The meaning of “discovery of fact”

The Supreme Court has explained the meaning of “discovery of fact” in consequence of information received from the accused laid down in Section 27 of the Evidence Act in paragraph 35 of “State of Maharashtra V. Damu” reported in (2000) 6 SCC 269, as follows:

“The basic idea embedded in Section 27 of the Evidence Act is the doctrine of confirmation by subsequent events. The doctrine is founded on the principle that if any fact is discovered in a search made on the strength of any information obtained from a prisoner, such a discovery is a guarantee that the information supplied by the prisoner is
true. The information might be confessional or non-inculpatory in nature, but if it results in discovery of a fact it becomes a reliable information. Hence the legislature permitted such information to be used as evidence by restricting the admissible portion to the minimum. It is now well settled that recovery of an object is not discovery of a fact as envisaged in the section. The decision of the Privy Council in “Pulukuri Kottaya V. Emperor” is the most quoted authority for supporting the interpretation that the “fact discovered” envisaged in the section embraces the place from which the object was produced, the knowledge of the accused as to it, but the information given must relate distinctly to that effect.”

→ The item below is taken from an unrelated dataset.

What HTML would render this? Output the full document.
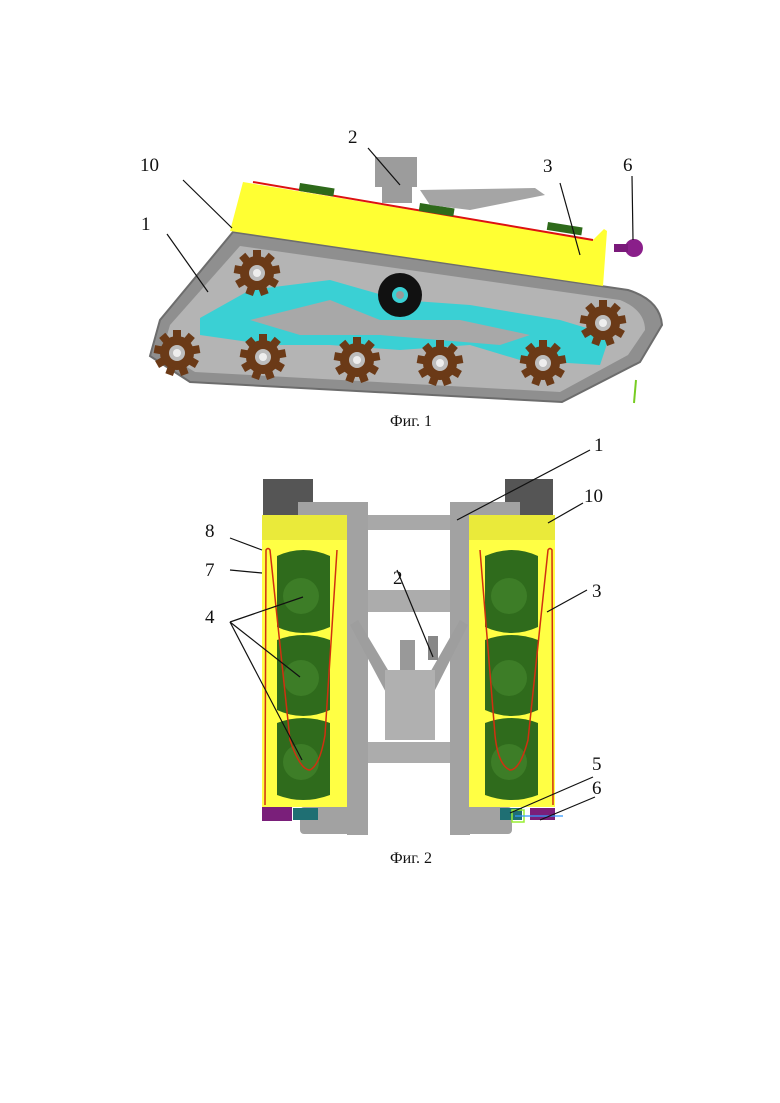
<!DOCTYPE html>
<html><head><meta charset="utf-8"><style>
html,body{margin:0;padding:0;background:#fff;}
svg{display:block;}
text{font-family:"Liberation Serif",serif;fill:#111;}
</style></head><body>
<svg width="780" height="1103" viewBox="0 0 780 1103" xmlns="http://www.w3.org/2000/svg">
<defs>
<g id="gear">
<circle r="17" fill="#6b3a17"/>
<g fill="#6b3a17">
<rect x="-4" y="-23" width="8" height="8"/>
<rect x="-4" y="-23" width="8" height="8" transform="rotate(40)"/>
<rect x="-4" y="-23" width="8" height="8" transform="rotate(80)"/>
<rect x="-4" y="-23" width="8" height="8" transform="rotate(120)"/>
<rect x="-4" y="-23" width="8" height="8" transform="rotate(160)"/>
<rect x="-4" y="-23" width="8" height="8" transform="rotate(200)"/>
<rect x="-4" y="-23" width="8" height="8" transform="rotate(240)"/>
<rect x="-4" y="-23" width="8" height="8" transform="rotate(280)"/>
<rect x="-4" y="-23" width="8" height="8" transform="rotate(320)"/>
</g>
<circle r="8" fill="#bdbdbd"/><circle r="4" fill="#eee"/>
</g>
<g id="tank">
<circle r="40" fill="#2f6b1c"/>
<circle cx="-4" cy="-4" r="22" fill="#3a7a24"/>
<circle cx="-2" cy="-2" r="12" fill="#2f6b1c"/>
</g>
<clipPath id="cl1"><rect x="277" y="552" width="53" height="81" rx="6"/></clipPath>
</defs>

<!-- FIG 1 -->
<!-- track -->
<path d="M233,232 L628,290 Q660,300 662,325 L640,362 L562,402 L190,382 L150,356 L160,320 Z" fill="#8f8f8f" stroke="#6d6d6d" stroke-width="2"/>
<path d="M240,246 L620,300 Q645,310 645,330 L628,355 L560,392 L195,372 L162,352 L170,325 Z" fill="#b4b4b4"/>
<!-- cyan frame -->
<path d="M200,318 L250,290 L330,280 L400,300 L470,305 L560,320 L610,335 L600,365 L520,360 L470,345 L400,350 L330,345 L270,345 L200,335 Z" fill="#3ad0d4"/>
<path d="M250,320 L330,300 L380,320 L460,320 L530,335 L500,345 L380,335 L300,335 Z" fill="#a8a8a8"/>
<!-- yellow body -->
<path d="M243,182 L593,240 L604,229 L607,231 L603,286 L230,231 Z" fill="#ffff33"/>
<line x1="253" y1="182" x2="593" y2="240" stroke="#d11" stroke-width="2"/>
<rect x="300" y="183" width="35" height="8" fill="#2e6a1a" transform="rotate(9 300 183)"/>
<rect x="420" y="203" width="35" height="8" fill="#2e6a1a" transform="rotate(9 420 203)"/>
<rect x="548" y="222" width="35" height="8" fill="#2e6a1a" transform="rotate(9 548 222)"/>
<!-- turret -->
<rect x="375" y="157" width="42" height="30" fill="#9c9c9c"/>
<rect x="382" y="185" width="30" height="18" fill="#9c9c9c"/>
<path d="M420,190 L535,188 L545,195 L470,210 L430,205 Z" fill="#a5a5a5"/>
<!-- purple 6 -->
<circle cx="634" cy="248" r="9" fill="#8a1f8a"/><rect x="614" y="244" width="14" height="8" fill="#7a1a7a"/>
<!-- wheels -->
<use href="#gear" x="257" y="273"/>
<use href="#gear" x="177" y="353"/>
<use href="#gear" x="263" y="357"/>
<use href="#gear" x="357" y="360"/>
<use href="#gear" x="440" y="363"/>
<use href="#gear" x="543" y="363"/>
<use href="#gear" x="603" y="323"/>
<circle cx="400" cy="295" r="22" fill="#111"/><circle cx="400" cy="295" r="8" fill="#3ad0d4"/><circle cx="400" cy="295" r="4" fill="#999"/>
<line x1="636" y1="380" x2="634" y2="403" stroke="#7c2" stroke-width="2"/>
<!-- leaders fig1 -->
<g stroke="#111" stroke-width="1.2">
<line x1="368" y1="148" x2="400" y2="185"/>
<line x1="183" y1="180" x2="232" y2="228"/>
<line x1="167" y1="234" x2="208" y2="292"/>
<line x1="560" y1="183" x2="580" y2="255"/>
<line x1="632" y1="176" x2="633" y2="240"/>
</g>
<g font-size="19">
<text x="348" y="143">2</text>
<text x="140" y="171">10</text>
<text x="141" y="230">1</text>
<text x="543" y="172">3</text>
<text x="623" y="171">6</text>
</g>
<text x="390" y="426" font-size="16">Фиг. 1</text>

<!-- FIG 2 -->
<rect x="263" y="479" width="50" height="36" fill="#555"/>
<rect x="505" y="479" width="48" height="36" fill="#555"/>
<!-- frame -->
<rect x="298" y="502" width="70" height="14" fill="#a2a2a2"/>
<rect x="347" y="502" width="21" height="333" fill="#a2a2a2"/>
<rect x="300" y="807" width="68" height="27" fill="#a2a2a2" rx="4"/>
<rect x="450" y="502" width="70" height="14" fill="#a2a2a2"/>
<rect x="450" y="502" width="20" height="333" fill="#a2a2a2"/>
<rect x="450" y="807" width="62" height="27" fill="#a2a2a2" rx="4"/>
<rect x="368" y="515" width="82" height="15" fill="#a8a8a8"/>
<rect x="368" y="590" width="82" height="22" fill="#acacac"/>
<rect x="368" y="742" width="82" height="21" fill="#acacac"/>
<path d="M350,625 L390,700 L400,720 L420,720 L430,700 L468,625 L460,620 L420,690 L400,690 L358,620 Z" fill="#9e9e9e"/>
<rect x="385" y="670" width="50" height="70" fill="#b0b0b0"/>
<rect x="400" y="640" width="15" height="30" fill="#999"/><rect x="428" y="636" width="10" height="24" fill="#888"/>
<!-- yellow -->
<rect x="262" y="515" width="85" height="292" fill="#ffff44"/>
<rect x="469" y="515" width="86" height="292" fill="#ffff44"/>
<rect x="262" y="515" width="85" height="25" fill="#eaea3a"/>
<rect x="469" y="515" width="86" height="25" fill="#eaea3a"/>
<!-- tanks -->
<g fill="#2f6b1c">
<path d="M277,556 Q303,544 330,556 L330,627 Q303,639 277,627 Z"/>
<path d="M277,640 Q303,630 330,640 L330,710 Q303,722 277,710 Z"/>
<path d="M277,723 Q303,713 330,723 L330,795 Q303,805 277,795 Z"/>
<path d="M485,556 Q512,544 538,556 L538,627 Q512,639 485,627 Z"/>
<path d="M485,640 Q512,630 538,640 L538,710 Q512,722 485,710 Z"/>
<path d="M485,723 Q512,713 538,723 L538,795 Q512,805 485,795 Z"/>
</g>
<g fill="#3d7d27">
<circle cx="301" cy="596" r="18"/><circle cx="301" cy="678" r="18"/><circle cx="301" cy="762" r="18"/>
<circle cx="509" cy="596" r="18"/><circle cx="509" cy="678" r="18"/><circle cx="509" cy="762" r="18"/>
</g>
<!-- red lines -->
<g stroke="#d03010" stroke-width="1.5" fill="none">
<path d="M265,805 L266,550 Q268,547 270,550 L290,740 Q300,770 310,770 Q320,765 325,735 L337,550"/>
<path d="M553,805 L552,550 Q550,547 548,550 L528,740 Q520,770 510,770 Q498,765 495,735 L480,550"/>
</g>
<!-- bottom blocks -->
<rect x="262" y="807" width="30" height="14" fill="#7a1f7a"/>
<rect x="293" y="808" width="25" height="12" fill="#1f6f73"/>
<rect x="500" y="808" width="22" height="12" fill="#1f6f73"/>
<rect x="530" y="808" width="25" height="12" fill="#7a1f7a"/>
<rect x="512" y="810" width="12" height="12" fill="none" stroke="#9e3" stroke-width="1.5"/>
<line x1="515" y1="816" x2="563" y2="816" stroke="#39f" stroke-width="1.2"/>
<!-- leaders fig2 -->
<g stroke="#111" stroke-width="1.2">
<line x1="590" y1="450" x2="457" y2="520"/>
<line x1="583" y1="503" x2="548" y2="523"/>
<line x1="230" y1="538" x2="262" y2="550"/>
<line x1="230" y1="570" x2="262" y2="573"/>
<line x1="230" y1="622" x2="303" y2="597"/>
<line x1="230" y1="622" x2="300" y2="677"/>
<line x1="230" y1="622" x2="302" y2="760"/>
<line x1="397" y1="570" x2="433" y2="657"/>
<line x1="587" y1="590" x2="547" y2="612"/>
<line x1="593" y1="777" x2="510" y2="813"/>
<line x1="595" y1="797" x2="540" y2="820"/>
</g>
<g font-size="19">
<text x="594" y="451">1</text>
<text x="584" y="502">10</text>
<text x="205" y="537">8</text>
<text x="205" y="576">7</text>
<text x="205" y="623">4</text>
<text x="393" y="584">2</text>
<text x="592" y="597">3</text>
<text x="592" y="770">5</text>
<text x="592" y="794">6</text>
</g>
<text x="390" y="863" font-size="16">Фиг. 2</text>
</svg>
</body></html>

It is also pertinent to point out from paragraph 42 of “Vikram Singh and Others V. State of Punjab” reported in (2010) 3 SCC 56 to the effect that the statement made by the person accused of any offence and in the custody of police is relevant under Section 27 of the Evidence Act, if the statement leads to discovery of facts and as such there is no need of formal arrest of the person for making his statement relevant under Section 27 of the Evidence Act. Mr. S. K. Mondal, Learned Senior Counsel appearing on behalf of the State has also relied on “State of Maharashtra V. Suresh” reported in (2000) 1 SCC 471 wherein it is laid down in paragraph 26 that there are three possibilities when an accused person points out the place where a dead body or an incriminating material was concealed without stating that it was concealed by himself. The first possibility is that he himself would have concealed it. The second possibility is that he would have seen somebody else concealing it. The third possibility is that he would have been told by another person that it was concealed there. If the accused person declines to tell the court that his knowledge about the concealment was on account of first two possibilities, the criminal court can presume that it was concealed by the accused himself. This is because the accused is the only person who can offer the explanation as to how else he came to know of such concealment and if he chooses to refrain from telling the court as to how else he came to know of it, the presumption is a well-justified course to be adopted by the court
that the concealment was made by himself.

It is also laid down by the Supreme Court in paragraph 27 of State of Maharashtra V. Suresh (Supra) as follows:
“a false answer offered by the accused when his attention was drawn to the aforesaid circumstance renders that circumstance capable of inculpating him. In a situation like this such a false answer can also be counted as providing “a missing link” for completion of the chain of circumstances.”